Dataset records>

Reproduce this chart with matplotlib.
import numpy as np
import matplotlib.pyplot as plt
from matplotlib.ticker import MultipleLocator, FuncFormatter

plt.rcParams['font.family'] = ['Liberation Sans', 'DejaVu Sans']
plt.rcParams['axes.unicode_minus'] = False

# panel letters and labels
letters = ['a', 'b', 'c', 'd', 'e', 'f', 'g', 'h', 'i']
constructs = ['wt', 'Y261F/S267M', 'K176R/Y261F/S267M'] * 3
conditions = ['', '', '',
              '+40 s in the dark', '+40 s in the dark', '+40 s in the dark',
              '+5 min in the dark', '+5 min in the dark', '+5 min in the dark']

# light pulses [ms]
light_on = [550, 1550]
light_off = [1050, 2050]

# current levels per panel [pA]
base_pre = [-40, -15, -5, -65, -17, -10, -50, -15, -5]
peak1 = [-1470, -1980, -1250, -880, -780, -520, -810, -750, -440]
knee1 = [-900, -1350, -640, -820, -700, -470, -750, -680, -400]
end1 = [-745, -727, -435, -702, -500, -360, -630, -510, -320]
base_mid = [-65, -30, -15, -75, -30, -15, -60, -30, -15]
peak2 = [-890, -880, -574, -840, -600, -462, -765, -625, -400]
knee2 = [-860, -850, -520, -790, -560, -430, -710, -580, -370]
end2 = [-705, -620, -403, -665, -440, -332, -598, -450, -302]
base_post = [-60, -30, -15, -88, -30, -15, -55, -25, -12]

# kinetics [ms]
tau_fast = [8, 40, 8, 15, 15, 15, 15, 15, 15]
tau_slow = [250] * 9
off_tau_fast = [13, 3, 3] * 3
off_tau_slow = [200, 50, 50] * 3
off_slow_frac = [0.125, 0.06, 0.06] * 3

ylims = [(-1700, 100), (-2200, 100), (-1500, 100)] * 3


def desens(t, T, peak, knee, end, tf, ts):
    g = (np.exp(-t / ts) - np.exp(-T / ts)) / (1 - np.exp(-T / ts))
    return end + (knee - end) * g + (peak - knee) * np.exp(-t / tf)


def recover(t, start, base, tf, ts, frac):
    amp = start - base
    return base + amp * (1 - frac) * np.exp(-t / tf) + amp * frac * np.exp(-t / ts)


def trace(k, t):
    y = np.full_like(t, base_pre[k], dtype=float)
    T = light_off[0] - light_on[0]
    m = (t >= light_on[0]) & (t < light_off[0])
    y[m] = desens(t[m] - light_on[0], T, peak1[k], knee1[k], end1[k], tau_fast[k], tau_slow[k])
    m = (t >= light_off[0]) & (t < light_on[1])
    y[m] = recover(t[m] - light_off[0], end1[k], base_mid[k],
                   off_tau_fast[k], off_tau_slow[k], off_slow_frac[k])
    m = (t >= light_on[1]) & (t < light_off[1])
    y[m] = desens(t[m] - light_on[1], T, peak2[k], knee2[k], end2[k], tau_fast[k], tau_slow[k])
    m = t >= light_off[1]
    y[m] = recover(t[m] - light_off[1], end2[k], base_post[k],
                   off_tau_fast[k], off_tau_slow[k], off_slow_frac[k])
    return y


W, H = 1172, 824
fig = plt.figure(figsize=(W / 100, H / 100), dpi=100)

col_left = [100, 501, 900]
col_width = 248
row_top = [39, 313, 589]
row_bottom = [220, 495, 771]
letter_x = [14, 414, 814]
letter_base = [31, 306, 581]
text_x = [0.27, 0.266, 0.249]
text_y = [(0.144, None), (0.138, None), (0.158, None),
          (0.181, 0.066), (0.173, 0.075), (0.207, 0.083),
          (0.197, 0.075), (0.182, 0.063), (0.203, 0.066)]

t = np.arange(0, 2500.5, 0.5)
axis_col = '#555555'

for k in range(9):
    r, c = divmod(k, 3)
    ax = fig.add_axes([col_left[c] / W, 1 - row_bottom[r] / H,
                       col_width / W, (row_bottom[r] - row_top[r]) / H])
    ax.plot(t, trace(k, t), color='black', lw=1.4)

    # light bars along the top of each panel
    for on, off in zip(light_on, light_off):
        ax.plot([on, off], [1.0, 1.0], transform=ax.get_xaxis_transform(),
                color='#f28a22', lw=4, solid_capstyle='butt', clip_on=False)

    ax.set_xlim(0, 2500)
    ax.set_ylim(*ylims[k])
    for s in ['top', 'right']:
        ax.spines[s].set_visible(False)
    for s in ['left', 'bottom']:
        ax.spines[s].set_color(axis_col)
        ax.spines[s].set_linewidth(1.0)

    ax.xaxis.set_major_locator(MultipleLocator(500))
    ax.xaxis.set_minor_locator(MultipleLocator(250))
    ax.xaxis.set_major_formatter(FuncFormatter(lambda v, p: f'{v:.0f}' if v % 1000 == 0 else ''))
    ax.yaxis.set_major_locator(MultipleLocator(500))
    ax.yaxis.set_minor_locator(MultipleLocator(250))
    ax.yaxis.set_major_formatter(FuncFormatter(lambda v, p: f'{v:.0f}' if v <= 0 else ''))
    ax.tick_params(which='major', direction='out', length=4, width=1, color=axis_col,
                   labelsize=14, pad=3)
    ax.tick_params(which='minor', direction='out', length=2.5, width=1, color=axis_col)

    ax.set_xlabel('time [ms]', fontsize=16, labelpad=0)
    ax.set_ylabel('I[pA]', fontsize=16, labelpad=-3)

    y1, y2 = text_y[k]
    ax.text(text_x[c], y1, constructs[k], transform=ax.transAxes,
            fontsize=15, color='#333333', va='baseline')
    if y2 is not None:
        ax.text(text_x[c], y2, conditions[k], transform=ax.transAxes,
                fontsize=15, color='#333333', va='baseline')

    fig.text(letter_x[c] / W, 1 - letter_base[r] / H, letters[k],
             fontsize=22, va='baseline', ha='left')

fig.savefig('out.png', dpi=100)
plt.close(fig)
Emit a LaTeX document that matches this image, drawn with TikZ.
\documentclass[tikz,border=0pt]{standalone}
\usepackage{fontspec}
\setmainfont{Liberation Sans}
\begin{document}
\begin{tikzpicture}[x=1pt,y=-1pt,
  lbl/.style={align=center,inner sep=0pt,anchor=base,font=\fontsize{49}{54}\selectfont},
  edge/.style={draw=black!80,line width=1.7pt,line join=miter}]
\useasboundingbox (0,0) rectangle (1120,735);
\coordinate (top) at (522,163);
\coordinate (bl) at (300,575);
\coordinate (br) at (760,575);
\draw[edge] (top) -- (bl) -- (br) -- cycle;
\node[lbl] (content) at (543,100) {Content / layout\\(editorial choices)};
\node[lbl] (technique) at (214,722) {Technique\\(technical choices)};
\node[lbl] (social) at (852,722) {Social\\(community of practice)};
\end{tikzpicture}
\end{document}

Work to complete> Search the data above for the string "this" and copy each line that has it.

Worked solution>
Reproduce this chart with matplotlib.
Emit a LaTeX document that matches this image, drawn with TikZ.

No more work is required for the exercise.